* **PROBLEM DETAILS**:
Copy every line of the data in which the word "this" occurs.

* **RECORDS**:
»»
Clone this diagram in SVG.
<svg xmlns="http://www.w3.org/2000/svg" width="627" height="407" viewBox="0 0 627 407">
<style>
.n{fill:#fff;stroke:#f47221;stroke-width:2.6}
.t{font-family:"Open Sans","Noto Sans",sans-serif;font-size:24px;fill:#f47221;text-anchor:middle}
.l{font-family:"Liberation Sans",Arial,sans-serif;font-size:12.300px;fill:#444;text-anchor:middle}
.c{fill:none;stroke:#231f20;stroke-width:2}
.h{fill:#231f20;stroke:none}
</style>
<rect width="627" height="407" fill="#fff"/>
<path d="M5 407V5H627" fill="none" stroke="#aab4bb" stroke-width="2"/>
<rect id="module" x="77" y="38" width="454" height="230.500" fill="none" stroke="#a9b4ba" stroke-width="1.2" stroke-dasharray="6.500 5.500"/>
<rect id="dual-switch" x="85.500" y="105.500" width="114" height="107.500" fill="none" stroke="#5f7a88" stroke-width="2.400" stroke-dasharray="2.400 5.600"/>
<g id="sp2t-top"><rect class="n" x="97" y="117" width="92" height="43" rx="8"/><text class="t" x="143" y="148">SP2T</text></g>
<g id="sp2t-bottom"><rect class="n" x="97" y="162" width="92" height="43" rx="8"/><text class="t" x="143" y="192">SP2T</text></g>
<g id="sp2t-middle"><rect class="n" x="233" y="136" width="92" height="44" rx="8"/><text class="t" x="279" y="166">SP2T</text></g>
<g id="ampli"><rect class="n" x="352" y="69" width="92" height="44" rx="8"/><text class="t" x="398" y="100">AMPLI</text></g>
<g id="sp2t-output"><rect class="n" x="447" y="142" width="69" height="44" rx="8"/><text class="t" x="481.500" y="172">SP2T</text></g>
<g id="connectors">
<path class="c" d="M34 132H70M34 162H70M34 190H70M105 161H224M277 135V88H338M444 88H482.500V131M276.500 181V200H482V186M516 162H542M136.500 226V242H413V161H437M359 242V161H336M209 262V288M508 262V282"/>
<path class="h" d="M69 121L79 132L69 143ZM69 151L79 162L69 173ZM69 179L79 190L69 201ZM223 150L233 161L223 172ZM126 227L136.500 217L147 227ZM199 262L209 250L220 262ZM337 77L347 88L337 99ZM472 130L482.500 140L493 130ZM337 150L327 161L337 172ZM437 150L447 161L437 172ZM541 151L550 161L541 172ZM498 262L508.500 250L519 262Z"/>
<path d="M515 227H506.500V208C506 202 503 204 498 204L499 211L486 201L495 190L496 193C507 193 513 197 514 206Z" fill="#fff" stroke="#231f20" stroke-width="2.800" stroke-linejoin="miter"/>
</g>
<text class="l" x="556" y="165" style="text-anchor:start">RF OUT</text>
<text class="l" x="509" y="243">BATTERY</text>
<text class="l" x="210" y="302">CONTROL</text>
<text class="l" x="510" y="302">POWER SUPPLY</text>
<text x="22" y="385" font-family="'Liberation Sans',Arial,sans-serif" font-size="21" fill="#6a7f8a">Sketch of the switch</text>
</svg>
««
»»
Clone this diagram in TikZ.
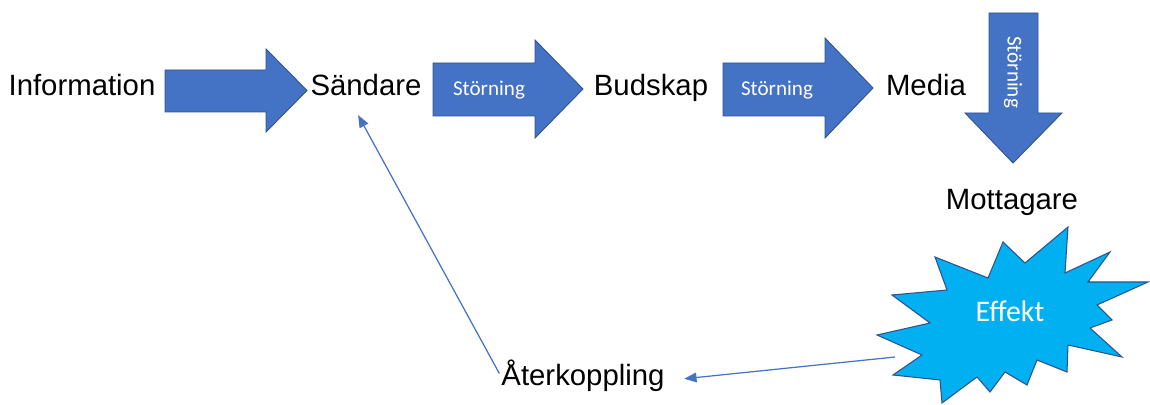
««
* **EXERCISE OUTPUT**:
Clone this diagram in SVG.
Clone this diagram in TikZ.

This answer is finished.